--- begin RECORDED DATA ---
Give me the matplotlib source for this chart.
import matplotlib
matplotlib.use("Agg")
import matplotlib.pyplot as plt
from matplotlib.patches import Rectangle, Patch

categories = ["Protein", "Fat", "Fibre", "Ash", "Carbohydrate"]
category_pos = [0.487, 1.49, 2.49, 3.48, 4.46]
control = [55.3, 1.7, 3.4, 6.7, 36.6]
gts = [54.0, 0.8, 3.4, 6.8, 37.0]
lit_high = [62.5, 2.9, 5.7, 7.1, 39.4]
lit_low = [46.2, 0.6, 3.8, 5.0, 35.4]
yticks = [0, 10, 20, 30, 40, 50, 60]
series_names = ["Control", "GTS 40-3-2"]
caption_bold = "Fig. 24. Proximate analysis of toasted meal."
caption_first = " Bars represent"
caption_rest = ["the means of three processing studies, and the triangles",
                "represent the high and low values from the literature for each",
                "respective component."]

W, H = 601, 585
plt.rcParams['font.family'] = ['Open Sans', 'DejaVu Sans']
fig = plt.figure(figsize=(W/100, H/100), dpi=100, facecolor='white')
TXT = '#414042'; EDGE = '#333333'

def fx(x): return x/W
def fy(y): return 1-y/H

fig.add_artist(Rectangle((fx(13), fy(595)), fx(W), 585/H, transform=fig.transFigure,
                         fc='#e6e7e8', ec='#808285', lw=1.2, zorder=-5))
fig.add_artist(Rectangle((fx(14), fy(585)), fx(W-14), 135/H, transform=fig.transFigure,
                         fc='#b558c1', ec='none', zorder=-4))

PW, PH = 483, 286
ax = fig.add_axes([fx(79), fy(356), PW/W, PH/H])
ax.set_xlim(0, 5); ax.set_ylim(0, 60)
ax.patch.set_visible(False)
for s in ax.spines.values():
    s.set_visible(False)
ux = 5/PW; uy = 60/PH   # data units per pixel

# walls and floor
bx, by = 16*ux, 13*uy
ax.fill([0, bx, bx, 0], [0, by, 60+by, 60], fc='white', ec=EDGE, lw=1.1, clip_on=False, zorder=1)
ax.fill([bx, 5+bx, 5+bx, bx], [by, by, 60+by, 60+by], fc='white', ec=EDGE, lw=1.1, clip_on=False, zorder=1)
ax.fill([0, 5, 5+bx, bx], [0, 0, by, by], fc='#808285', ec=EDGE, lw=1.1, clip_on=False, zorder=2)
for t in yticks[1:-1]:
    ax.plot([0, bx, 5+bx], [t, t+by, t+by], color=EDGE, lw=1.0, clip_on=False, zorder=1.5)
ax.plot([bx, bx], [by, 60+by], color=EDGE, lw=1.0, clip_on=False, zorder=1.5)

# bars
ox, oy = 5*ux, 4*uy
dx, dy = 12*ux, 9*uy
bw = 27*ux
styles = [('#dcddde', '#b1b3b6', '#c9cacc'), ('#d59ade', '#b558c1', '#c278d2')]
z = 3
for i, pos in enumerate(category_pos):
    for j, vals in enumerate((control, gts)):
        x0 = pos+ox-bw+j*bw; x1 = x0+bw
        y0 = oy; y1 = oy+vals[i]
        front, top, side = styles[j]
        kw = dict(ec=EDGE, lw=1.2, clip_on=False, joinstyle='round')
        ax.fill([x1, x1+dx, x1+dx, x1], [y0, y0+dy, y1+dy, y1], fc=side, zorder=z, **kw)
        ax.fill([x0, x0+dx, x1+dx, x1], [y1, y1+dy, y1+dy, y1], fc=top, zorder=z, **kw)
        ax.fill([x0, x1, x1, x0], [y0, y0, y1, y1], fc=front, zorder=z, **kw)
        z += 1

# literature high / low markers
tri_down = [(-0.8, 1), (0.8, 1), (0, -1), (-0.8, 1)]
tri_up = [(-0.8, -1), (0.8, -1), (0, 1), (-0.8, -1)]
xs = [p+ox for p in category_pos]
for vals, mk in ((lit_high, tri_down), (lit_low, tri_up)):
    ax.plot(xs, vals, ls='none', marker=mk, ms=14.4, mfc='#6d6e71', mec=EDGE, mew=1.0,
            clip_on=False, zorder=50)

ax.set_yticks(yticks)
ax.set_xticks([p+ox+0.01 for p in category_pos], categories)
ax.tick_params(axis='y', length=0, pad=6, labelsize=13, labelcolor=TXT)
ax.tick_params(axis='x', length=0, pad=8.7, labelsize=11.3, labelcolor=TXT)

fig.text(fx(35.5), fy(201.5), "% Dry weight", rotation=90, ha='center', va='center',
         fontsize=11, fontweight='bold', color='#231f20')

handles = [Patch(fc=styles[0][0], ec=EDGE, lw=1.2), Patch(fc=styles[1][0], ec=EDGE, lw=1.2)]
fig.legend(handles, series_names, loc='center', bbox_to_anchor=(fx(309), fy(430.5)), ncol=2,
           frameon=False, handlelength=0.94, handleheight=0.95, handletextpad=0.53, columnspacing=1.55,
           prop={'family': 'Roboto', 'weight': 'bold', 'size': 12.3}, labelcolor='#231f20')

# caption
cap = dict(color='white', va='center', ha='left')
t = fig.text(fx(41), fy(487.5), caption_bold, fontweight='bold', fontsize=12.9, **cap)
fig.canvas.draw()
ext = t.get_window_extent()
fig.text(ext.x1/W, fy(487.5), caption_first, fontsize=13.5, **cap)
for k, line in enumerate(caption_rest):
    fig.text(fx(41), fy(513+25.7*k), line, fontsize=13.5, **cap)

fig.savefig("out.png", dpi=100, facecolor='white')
--- end RECORDED DATA ---
--- begin RECORDED DATA ---
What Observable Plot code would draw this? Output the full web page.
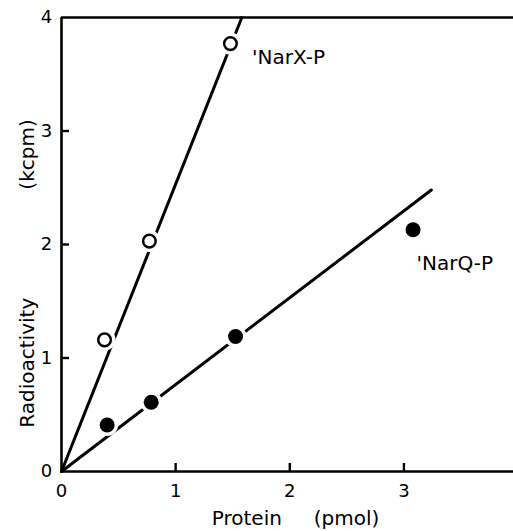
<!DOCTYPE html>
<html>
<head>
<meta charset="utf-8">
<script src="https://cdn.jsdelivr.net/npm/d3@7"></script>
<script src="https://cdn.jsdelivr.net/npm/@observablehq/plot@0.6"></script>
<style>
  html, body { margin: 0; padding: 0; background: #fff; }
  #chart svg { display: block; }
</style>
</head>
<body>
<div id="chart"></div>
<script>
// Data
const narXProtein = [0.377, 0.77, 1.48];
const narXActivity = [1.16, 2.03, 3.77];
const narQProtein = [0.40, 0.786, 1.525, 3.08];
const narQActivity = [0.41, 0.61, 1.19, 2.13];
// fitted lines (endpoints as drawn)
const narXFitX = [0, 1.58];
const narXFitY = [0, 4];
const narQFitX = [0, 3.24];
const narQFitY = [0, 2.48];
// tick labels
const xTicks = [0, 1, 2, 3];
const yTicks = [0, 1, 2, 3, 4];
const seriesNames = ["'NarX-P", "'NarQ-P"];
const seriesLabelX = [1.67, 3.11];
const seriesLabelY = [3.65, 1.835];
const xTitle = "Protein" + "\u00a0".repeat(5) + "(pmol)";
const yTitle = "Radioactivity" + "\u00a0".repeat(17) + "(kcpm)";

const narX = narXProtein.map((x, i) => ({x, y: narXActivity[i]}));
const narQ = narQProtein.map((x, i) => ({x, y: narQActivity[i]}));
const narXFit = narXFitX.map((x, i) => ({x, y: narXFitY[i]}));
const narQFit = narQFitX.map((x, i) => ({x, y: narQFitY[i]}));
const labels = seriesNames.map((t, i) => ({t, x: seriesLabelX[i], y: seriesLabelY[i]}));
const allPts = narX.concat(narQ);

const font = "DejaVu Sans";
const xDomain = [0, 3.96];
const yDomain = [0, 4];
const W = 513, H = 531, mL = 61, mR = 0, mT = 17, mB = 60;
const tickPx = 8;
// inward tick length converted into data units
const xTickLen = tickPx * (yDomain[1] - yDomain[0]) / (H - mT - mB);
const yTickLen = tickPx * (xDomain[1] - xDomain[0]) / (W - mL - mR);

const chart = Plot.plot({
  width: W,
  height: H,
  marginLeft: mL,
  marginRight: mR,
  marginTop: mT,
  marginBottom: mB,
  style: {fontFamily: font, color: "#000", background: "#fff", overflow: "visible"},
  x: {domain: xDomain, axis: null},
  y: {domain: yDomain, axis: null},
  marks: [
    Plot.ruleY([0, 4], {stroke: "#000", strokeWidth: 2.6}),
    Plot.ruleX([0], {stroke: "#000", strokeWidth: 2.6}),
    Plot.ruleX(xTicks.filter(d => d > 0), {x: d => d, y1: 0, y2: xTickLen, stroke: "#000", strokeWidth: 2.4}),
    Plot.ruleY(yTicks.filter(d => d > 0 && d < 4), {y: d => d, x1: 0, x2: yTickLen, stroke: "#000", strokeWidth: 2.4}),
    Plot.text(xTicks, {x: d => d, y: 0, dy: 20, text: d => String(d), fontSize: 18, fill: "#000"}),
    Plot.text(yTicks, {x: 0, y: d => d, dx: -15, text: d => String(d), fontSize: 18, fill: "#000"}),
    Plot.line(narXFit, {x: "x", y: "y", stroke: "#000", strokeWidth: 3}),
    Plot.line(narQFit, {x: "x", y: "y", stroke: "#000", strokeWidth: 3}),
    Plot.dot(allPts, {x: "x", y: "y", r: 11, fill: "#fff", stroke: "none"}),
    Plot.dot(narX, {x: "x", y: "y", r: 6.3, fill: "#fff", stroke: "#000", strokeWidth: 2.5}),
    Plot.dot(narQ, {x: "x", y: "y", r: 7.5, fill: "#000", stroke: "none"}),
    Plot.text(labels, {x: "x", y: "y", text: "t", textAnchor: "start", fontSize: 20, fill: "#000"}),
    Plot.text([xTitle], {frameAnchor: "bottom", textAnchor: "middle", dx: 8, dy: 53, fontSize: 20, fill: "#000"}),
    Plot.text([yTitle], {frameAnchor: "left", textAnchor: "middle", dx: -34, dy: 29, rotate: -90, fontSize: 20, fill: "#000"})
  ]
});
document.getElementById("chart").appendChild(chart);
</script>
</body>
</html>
--- end RECORDED DATA ---
:: GIVEN INSTRUCTION ::
Write out exactly the lines from the one with "Give me the matplotlib source for this chart." through the one with "ux = 5/PW; uy", including both, and no others.

:: OUTPUT FOR THIS TASK ::
Give me the matplotlib source for this chart.
import matplotlib
matplotlib.use("Agg")
import matplotlib.pyplot as plt
from matplotlib.patches import Rectangle, Patch

categories = ["Protein", "Fat", "Fibre", "Ash", "Carbohydrate"]
category_pos = [0.487, 1.49, 2.49, 3.48, 4.46]
control = [55.3, 1.7, 3.4, 6.7, 36.6]
gts = [54.0, 0.8, 3.4, 6.8, 37.0]
lit_high = [62.5, 2.9, 5.7, 7.1, 39.4]
lit_low = [46.2, 0.6, 3.8, 5.0, 35.4]
yticks = [0, 10, 20, 30, 40, 50, 60]
series_names = ["Control", "GTS 40-3-2"]
caption_bold = "Fig. 24. Proximate analysis of toasted meal."
caption_first = " Bars represent"
caption_rest = ["the means of three processing studies, and the triangles",
                "represent the high and low values from the literature for each",
                "respective component."]

W, H = 601, 585
plt.rcParams['font.family'] = ['Open Sans', 'DejaVu Sans']
fig = plt.figure(figsize=(W/100, H/100), dpi=100, facecolor='white')
TXT = '#414042'; EDGE = '#333333'

def fx(x): return x/W
def fy(y): return 1-y/H

fig.add_artist(Rectangle((fx(13), fy(595)), fx(W), 585/H, transform=fig.transFigure,
                         fc='#e6e7e8', ec='#808285', lw=1.2, zorder=-5))
fig.add_artist(Rectangle((fx(14), fy(585)), fx(W-14), 135/H, transform=fig.transFigure,
                         fc='#b558c1', ec='none', zorder=-4))

PW, PH = 483, 286
ax = fig.add_axes([fx(79), fy(356), PW/W, PH/H])
ax.set_xlim(0, 5); ax.set_ylim(0, 60)
ax.patch.set_visible(False)
for s in ax.spines.values():
    s.set_visible(False)
ux = 5/PW; uy = 60/PH   # data units per pixel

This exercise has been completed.